REVOLTA - Rubens Ometto, dono da Cosan: “Governo está metendo a mão” (Patricia Monteiro/Bloomberg/Getty Images)

A reação de quem iria pagar a conta veio firme. Em declarações carregadas de revolta, o presidente da Confederação Nacional da Indústria, Ricardo Alban, afirmou que o prejuízo para o setor seria de 29 bilhões de reais apenas em 2024. “O Poder Executivo está mordendo pelas bordas”, disse, em evento recente, Rubens Ometto, sócio-controlador do grupo empresarial Cosan e um dos doadores da campanha de Lula em 2022. “Ele vai mudando as normas e as regulamentações para arrecadar mais. Do jeito que está, com o governo metendo a mão, querendo taxar tudo e com juros desse jeito, não dá.” A medida, que chegou a valer por sete dias até ser devolvida, instaurou uma crise emergencial nas empresas. “O empresário se movimentou, gastou dinheiro com honorários de advogados para se defender”, diz o economista-chefe da Confederação Nacional do Comércio, Felipe Tavares Dein. “Voltar atrás não zera a conta, já deixou um efeito negativo.”

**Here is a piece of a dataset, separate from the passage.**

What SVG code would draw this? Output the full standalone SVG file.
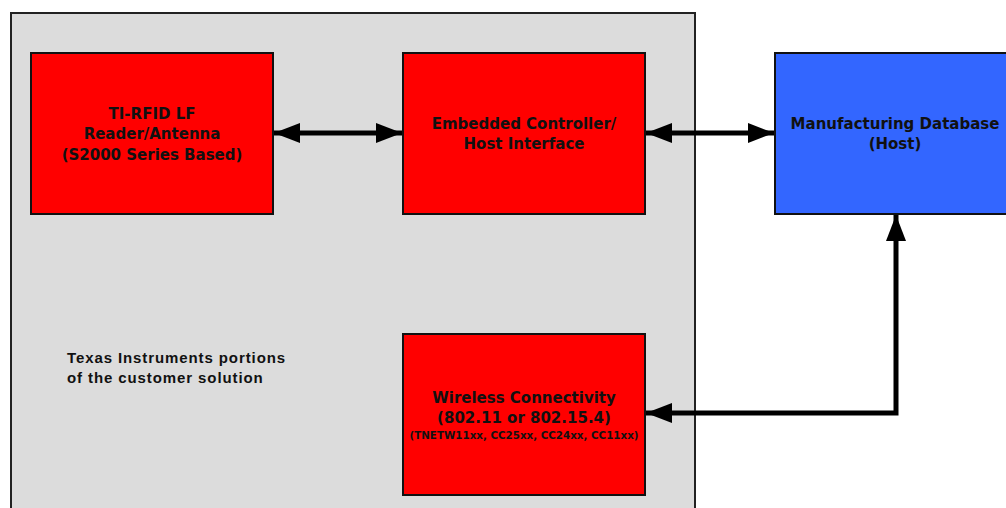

CONTRA-ATAQUE - Alban, da CNI: o empresariado se mobilizou
CONTRA-ATAQUE - Alban, da CNI: o empresariado se mobilizou (Michelle Fioravanti/CNI/.)

A “MP do Fim do Mundo” foi apresentada como forma de compensar o rombo de 26 bilhões de reais advindo da desoneração da folha de pagamentos, acordada entre governo e Congresso. Em 17 de maio, o ministro Cristiano Zanin, do Supremo Tribunal Federal, deu sessenta dias para que o projeto de lei que formaliza o acordo sobre a desoneração fosse votado. Quase metade do prazo já ficou para trás e falta uma peça fundamental: de onde virão os recursos, de modo a atender à Lei de Responsabilidade Fiscal? Derrotado, Haddad diz que a Fazenda não tem “plano B” para a compensação e colocou a Receita Federal à disposição do Senado para que uma solução seja encontrada em conjunto — só agora, depois de toda a confusão causada. A bola, então, estaria com os parlamentares, incumbidos de sugerir uma ideia melhor para manter a desoneração da folha de pagamentos. A julgar pelo passado recente em matéria de responsabilidade fiscal dos congressistas, é melhor o ministério procurar também, por si só, alguma solução.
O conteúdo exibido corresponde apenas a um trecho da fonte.